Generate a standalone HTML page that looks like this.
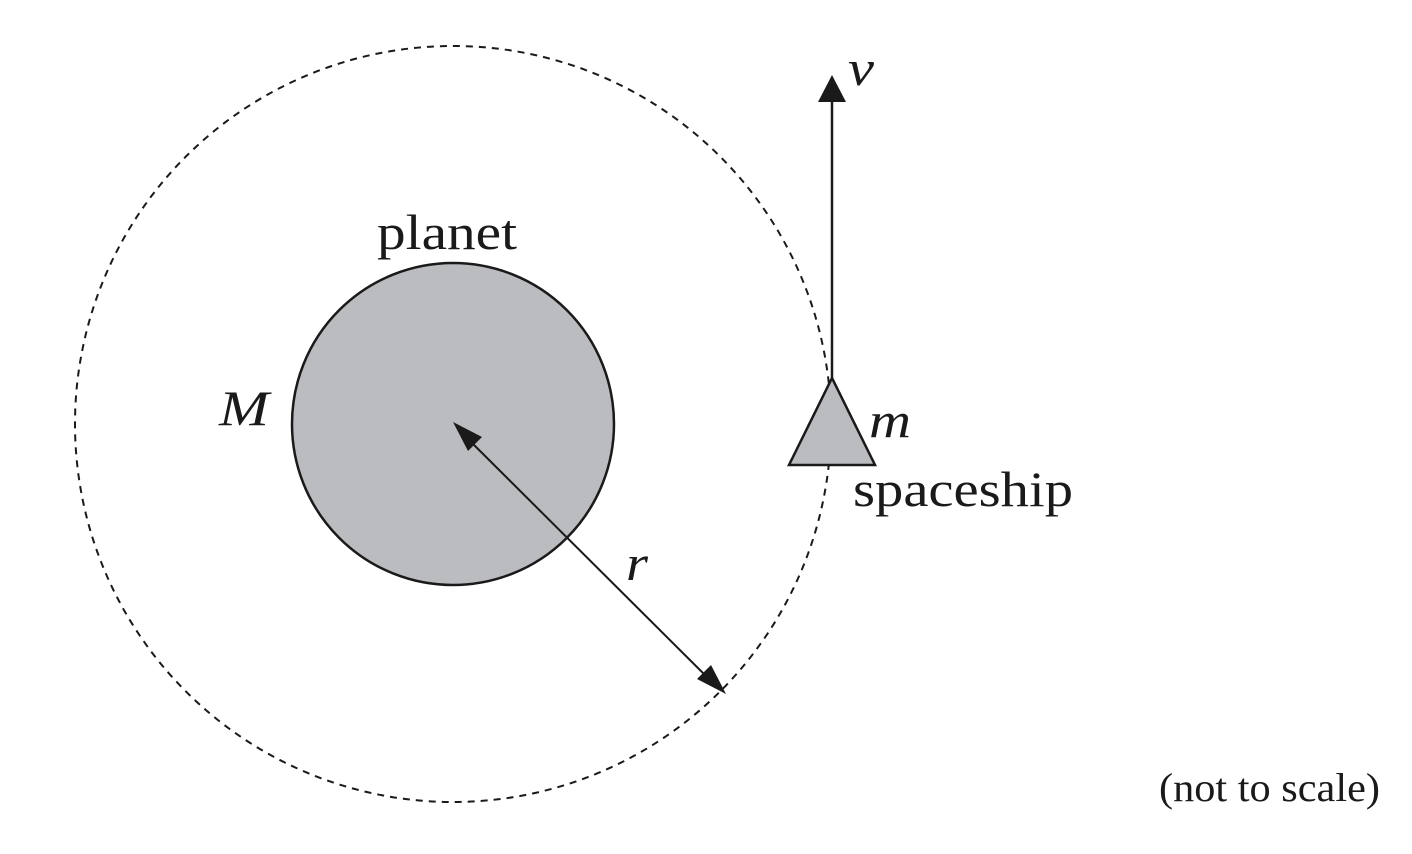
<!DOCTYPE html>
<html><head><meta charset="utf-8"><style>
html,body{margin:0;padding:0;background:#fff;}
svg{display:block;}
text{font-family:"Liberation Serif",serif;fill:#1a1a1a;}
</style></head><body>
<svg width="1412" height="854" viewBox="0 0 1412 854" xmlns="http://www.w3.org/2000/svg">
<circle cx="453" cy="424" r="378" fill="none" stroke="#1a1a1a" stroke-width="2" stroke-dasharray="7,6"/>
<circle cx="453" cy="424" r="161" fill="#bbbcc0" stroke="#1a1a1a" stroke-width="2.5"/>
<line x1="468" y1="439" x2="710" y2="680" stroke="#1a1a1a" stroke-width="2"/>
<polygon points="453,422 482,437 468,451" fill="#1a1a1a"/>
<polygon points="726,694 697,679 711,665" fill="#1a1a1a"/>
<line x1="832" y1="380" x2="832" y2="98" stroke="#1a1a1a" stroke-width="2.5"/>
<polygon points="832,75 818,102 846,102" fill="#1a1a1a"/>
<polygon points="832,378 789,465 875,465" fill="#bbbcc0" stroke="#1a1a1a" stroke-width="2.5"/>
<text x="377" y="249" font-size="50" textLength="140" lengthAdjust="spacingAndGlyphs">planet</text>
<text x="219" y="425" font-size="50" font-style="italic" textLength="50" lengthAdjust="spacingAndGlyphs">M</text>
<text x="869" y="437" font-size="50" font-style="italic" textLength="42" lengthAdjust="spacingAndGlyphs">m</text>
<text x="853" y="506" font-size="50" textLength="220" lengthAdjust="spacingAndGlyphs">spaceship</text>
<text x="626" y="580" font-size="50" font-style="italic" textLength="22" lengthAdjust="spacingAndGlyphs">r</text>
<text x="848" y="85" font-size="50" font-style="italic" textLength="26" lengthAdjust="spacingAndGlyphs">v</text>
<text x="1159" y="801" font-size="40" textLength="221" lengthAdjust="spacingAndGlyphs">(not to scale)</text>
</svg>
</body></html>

### Problem requirements
Write the listing above out again exactly, dropping each image.

### Result of the exercise
Generate a standalone HTML page that looks like this.
<!DOCTYPE html>
<html><head><meta charset="utf-8"><style>
html,body{margin:0;padding:0;background:#fff;}
svg{display:block;}
text{font-family:"Liberation Serif",serif;fill:#1a1a1a;}
</style></head><body>
<svg width="1412" height="854" viewBox="0 0 1412 854" xmlns="http://www.w3.org/2000/svg">
<circle cx="453" cy="424" r="378" fill="none" stroke="#1a1a1a" stroke-width="2" stroke-dasharray="7,6"/>
<circle cx="453" cy="424" r="161" fill="#bbbcc0" stroke="#1a1a1a" stroke-width="2.5"/>
<line x1="468" y1="439" x2="710" y2="680" stroke="#1a1a1a" stroke-width="2"/>
<polygon points="453,422 482,437 468,451" fill="#1a1a1a"/>
<polygon points="726,694 697,679 711,665" fill="#1a1a1a"/>
<line x1="832" y1="380" x2="832" y2="98" stroke="#1a1a1a" stroke-width="2.5"/>
<polygon points="832,75 818,102 846,102" fill="#1a1a1a"/>
<polygon points="832,378 789,465 875,465" fill="#bbbcc0" stroke="#1a1a1a" stroke-width="2.5"/>
<text x="377" y="249" font-size="50" textLength="140" lengthAdjust="spacingAndGlyphs">planet</text>
<text x="219" y="425" font-size="50" font-style="italic" textLength="50" lengthAdjust="spacingAndGlyphs">M</text>
<text x="869" y="437" font-size="50" font-style="italic" textLength="42" lengthAdjust="spacingAndGlyphs">m</text>
<text x="853" y="506" font-size="50" textLength="220" lengthAdjust="spacingAndGlyphs">spaceship</text>
<text x="626" y="580" font-size="50" font-style="italic" textLength="22" lengthAdjust="spacingAndGlyphs">r</text>
<text x="848" y="85" font-size="50" font-style="italic" textLength="26" lengthAdjust="spacingAndGlyphs">v</text>
<text x="1159" y="801" font-size="40" textLength="221" lengthAdjust="spacingAndGlyphs">(not to scale)</text>
</svg>
</body></html>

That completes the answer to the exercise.